§ What this task involves: Write the data out again exactly, dropping any images it holds.

§ Data:
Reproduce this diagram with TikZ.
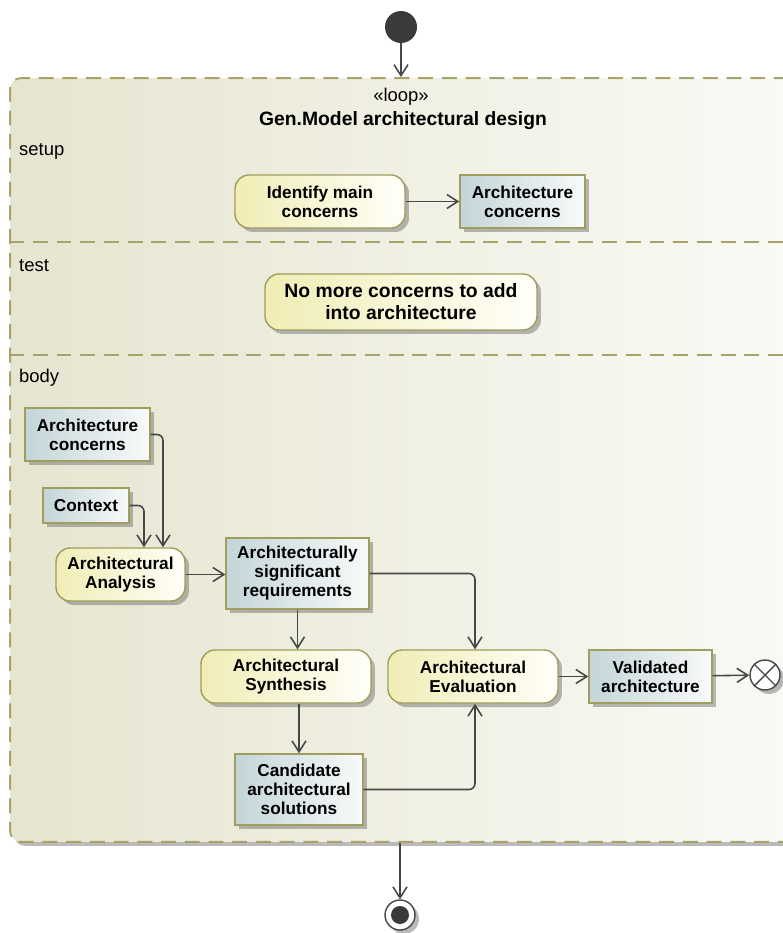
\documentclass[tikz,border=0pt]{standalone}
\usepackage{fontspec}
\setmainfont{Liberation Sans}
\usetikzlibrary{arrows.meta,shadows}
\definecolor{frameline}{HTML}{A7A46A}
\definecolor{frameL}{HTML}{E6E5D0}
\definecolor{frameR}{HTML}{FAFAF6}
\definecolor{nodeline}{HTML}{A09E5E}
\definecolor{actL}{HTML}{F0EDB5}
\definecolor{actR}{HTML}{FFFFF9}
\definecolor{objL}{HTML}{C3D5D8}
\definecolor{objR}{HTML}{F8FAFA}
\definecolor{edgegray}{HTML}{474747}
\definecolor{initgray}{HTML}{3A3A3A}

\begin{document}
\begin{tikzpicture}[x=0.02cm, y=-0.02cm, font=\fontsize{9.8}{10.8}\selectfont\bfseries,
  shade/.style={drop shadow={shadow xshift=0.08cm, shadow yshift=-0.08cm, opacity=0.45, fill=black!60}},
  act/.style={shade, draw=nodeline, line width=0.8pt, rounded corners=0.28cm, left color=actL, right color=actR, align=center, inner sep=0pt},
  obj/.style={shade, draw=nodeline, line width=0.8pt, left color=objL, right color=objR, align=center, inner sep=0pt},
  frame/.style={shade, draw=frameline, line width=1.1pt, dash pattern=on 8.5pt off 5pt, rounded corners=0.22cm, left color=frameL, right color=frameR, inner sep=0pt},
  sep/.style={draw=frameline, line width=1.1pt, dash pattern=on 8.5pt off 5pt},
  lbl/.style={anchor=west, font=\fontsize{10.5}{12}\selectfont},
  edge/.style={draw=edgegray, line width=0.9pt, rounded corners=0.12cm, -{Straight Barb[length=0.22cm, width=0.28cm, line width=0.9pt]}}]
\useasboundingbox (0,0) rectangle (782,933);
\node[frame, minimum width=15.8cm, minimum height=15.28cm] (loop) at (405,460) {};
\draw[sep] (loop.west |- 0,242) -- (loop.east |- 0,242);
\draw[sep] (loop.west |- 0,355) -- (loop.east |- 0,355);
\node[font=\fontsize{10.5}{12}\selectfont] (stereo) at (401,97) {«loop»};
\node[font=\fontsize{11}{13}\selectfont\bfseries] (title) at (403,121) {Gen.Model architectural design};
\node[lbl] (setuplbl) at (13,151) {setup};
\node[lbl] (testlbl) at (13,266) {test};
\node[lbl] (bodylbl) at (13,378) {body};

\node[circle, fill=initgray, minimum size=0.64cm, inner sep=0pt] (init) at (401,27) {};
\node[circle, shade, draw=edgegray, fill=white, line width=0.8pt, minimum size=0.6cm, inner sep=0pt] (flowend) at (765,675) {};
\draw[edgegray, line width=0.8pt] (flowend.north west) -- (flowend.south east) (flowend.north east) -- (flowend.south west);
\node[circle, shade, draw=edgegray, fill=white, line width=0.8pt, minimum size=0.6cm, inner sep=0pt,
  path picture={\fill[initgray] (path picture bounding box.center) circle (0.18cm);}] (final) at (400,915) {};

\node[act, minimum width=3.4cm, minimum height=1.06cm] (idmain) at (320,201.5) {Identify main\\concerns};
\node[obj, minimum width=2.5cm, minimum height=1.06cm] (setconc) at (522.5,201.5) {Architecture\\concerns};
\node[act, minimum width=5.44cm, minimum height=1.12cm, font=\fontsize{11}{12.5}\selectfont\bfseries] (nomore) at (401,302) {No more concerns to add\\into architecture};

\node[obj, minimum width=2.5cm, minimum height=1.06cm] (bodyconc) at (87.5,434.5) {Architecture\\concerns};
\node[obj, minimum width=1.72cm, minimum height=0.7cm] (context) at (86,505.5) {Context};
\node[act, minimum width=2.58cm, minimum height=1.06cm] (analysis) at (120.5,574.5) {Architectural\\Analysis};
\node[obj, minimum width=2.86cm, minimum height=1.42cm] (asr) at (297.5,573.5) {Architecturally\\significant\\requirements};
\node[act, minimum width=3.4cm, minimum height=1.06cm] (synth) at (286,676.5) {Architectural\\Synthesis};
\node[act, minimum width=3.4cm, minimum height=1.06cm] (eval) at (473,676.5) {Architectural\\Evaluation};
\node[obj, minimum width=2.46cm, minimum height=1.06cm] (valid) at (650.5,676.5) {Validated\\architecture};
\node[obj, minimum width=2.56cm, minimum height=1.42cm] (candidate) at (299,789.5) {Candidate\\architectural\\solutions};

\draw[edge] (init) -- (init |- loop.north);
\draw[edge] (idmain) -- (setconc);
\draw[edge] (bodyconc.east) -| ([xshift=0.85cm]analysis.north);
\draw[edge] (context.east) -| ([xshift=0.47cm]analysis.north);
\draw[edge] (analysis.east) -- (analysis.east -| asr.west);
\draw[edge] (asr.east) -| ([xshift=0.04cm]eval.north);
\draw[edge] (asr.south) -- (asr.south |- synth.north);
\draw[edge] (candidate.north |- synth.south) -- (candidate.north);
\draw[edge] (candidate.east) -| ([xshift=0.04cm]eval.south);
\draw[edge] (eval) -- (valid);
\draw[edge] (valid) -- (flowend);
\draw[edge] (final |- loop.south) -- (final);
\end{tikzpicture}
\end{document}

§ Task output:
Reproduce this diagram with TikZ.
\documentclass[tikz,border=0pt]{standalone}
\usepackage{fontspec}
\setmainfont{Liberation Sans}
\usetikzlibrary{arrows.meta,shadows}
\definecolor{frameline}{HTML}{A7A46A}
\definecolor{frameL}{HTML}{E6E5D0}
\definecolor{frameR}{HTML}{FAFAF6}
\definecolor{nodeline}{HTML}{A09E5E}
\definecolor{actL}{HTML}{F0EDB5}
\definecolor{actR}{HTML}{FFFFF9}
\definecolor{objL}{HTML}{C3D5D8}
\definecolor{objR}{HTML}{F8FAFA}
\definecolor{edgegray}{HTML}{474747}
\definecolor{initgray}{HTML}{3A3A3A}

\begin{document}
\begin{tikzpicture}[x=0.02cm, y=-0.02cm, font=\fontsize{9.8}{10.8}\selectfont\bfseries,
  shade/.style={drop shadow={shadow xshift=0.08cm, shadow yshift=-0.08cm, opacity=0.45, fill=black!60}},
  act/.style={shade, draw=nodeline, line width=0.8pt, rounded corners=0.28cm, left color=actL, right color=actR, align=center, inner sep=0pt},
  obj/.style={shade, draw=nodeline, line width=0.8pt, left color=objL, right color=objR, align=center, inner sep=0pt},
  frame/.style={shade, draw=frameline, line width=1.1pt, dash pattern=on 8.5pt off 5pt, rounded corners=0.22cm, left color=frameL, right color=frameR, inner sep=0pt},
  sep/.style={draw=frameline, line width=1.1pt, dash pattern=on 8.5pt off 5pt},
  lbl/.style={anchor=west, font=\fontsize{10.5}{12}\selectfont},
  edge/.style={draw=edgegray, line width=0.9pt, rounded corners=0.12cm, -{Straight Barb[length=0.22cm, width=0.28cm, line width=0.9pt]}}]
\useasboundingbox (0,0) rectangle (782,933);
\node[frame, minimum width=15.8cm, minimum height=15.28cm] (loop) at (405,460) {};
\draw[sep] (loop.west |- 0,242) -- (loop.east |- 0,242);
\draw[sep] (loop.west |- 0,355) -- (loop.east |- 0,355);
\node[font=\fontsize{10.5}{12}\selectfont] (stereo) at (401,97) {«loop»};
\node[font=\fontsize{11}{13}\selectfont\bfseries] (title) at (403,121) {Gen.Model architectural design};
\node[lbl] (setuplbl) at (13,151) {setup};
\node[lbl] (testlbl) at (13,266) {test};
\node[lbl] (bodylbl) at (13,378) {body};

\node[circle, fill=initgray, minimum size=0.64cm, inner sep=0pt] (init) at (401,27) {};
\node[circle, shade, draw=edgegray, fill=white, line width=0.8pt, minimum size=0.6cm, inner sep=0pt] (flowend) at (765,675) {};
\draw[edgegray, line width=0.8pt] (flowend.north west) -- (flowend.south east) (flowend.north east) -- (flowend.south west);
\node[circle, shade, draw=edgegray, fill=white, line width=0.8pt, minimum size=0.6cm, inner sep=0pt,
  path picture={\fill[initgray] (path picture bounding box.center) circle (0.18cm);}] (final) at (400,915) {};

\node[act, minimum width=3.4cm, minimum height=1.06cm] (idmain) at (320,201.5) {Identify main\\concerns};
\node[obj, minimum width=2.5cm, minimum height=1.06cm] (setconc) at (522.5,201.5) {Architecture\\concerns};
\node[act, minimum width=5.44cm, minimum height=1.12cm, font=\fontsize{11}{12.5}\selectfont\bfseries] (nomore) at (401,302) {No more concerns to add\\into architecture};

\node[obj, minimum width=2.5cm, minimum height=1.06cm] (bodyconc) at (87.5,434.5) {Architecture\\concerns};
\node[obj, minimum width=1.72cm, minimum height=0.7cm] (context) at (86,505.5) {Context};
\node[act, minimum width=2.58cm, minimum height=1.06cm] (analysis) at (120.5,574.5) {Architectural\\Analysis};
\node[obj, minimum width=2.86cm, minimum height=1.42cm] (asr) at (297.5,573.5) {Architecturally\\significant\\requirements};
\node[act, minimum width=3.4cm, minimum height=1.06cm] (synth) at (286,676.5) {Architectural\\Synthesis};
\node[act, minimum width=3.4cm, minimum height=1.06cm] (eval) at (473,676.5) {Architectural\\Evaluation};
\node[obj, minimum width=2.46cm, minimum height=1.06cm] (valid) at (650.5,676.5) {Validated\\architecture};
\node[obj, minimum width=2.56cm, minimum height=1.42cm] (candidate) at (299,789.5) {Candidate\\architectural\\solutions};

\draw[edge] (init) -- (init |- loop.north);
\draw[edge] (idmain) -- (setconc);
\draw[edge] (bodyconc.east) -| ([xshift=0.85cm]analysis.north);
\draw[edge] (context.east) -| ([xshift=0.47cm]analysis.north);
\draw[edge] (analysis.east) -- (analysis.east -| asr.west);
\draw[edge] (asr.east) -| ([xshift=0.04cm]eval.north);
\draw[edge] (asr.south) -- (asr.south |- synth.north);
\draw[edge] (candidate.north |- synth.south) -- (candidate.north);
\draw[edge] (candidate.east) -| ([xshift=0.04cm]eval.south);
\draw[edge] (eval) -- (valid);
\draw[edge] (valid) -- (flowend);
\draw[edge] (final |- loop.south) -- (final);
\end{tikzpicture}
\end{document}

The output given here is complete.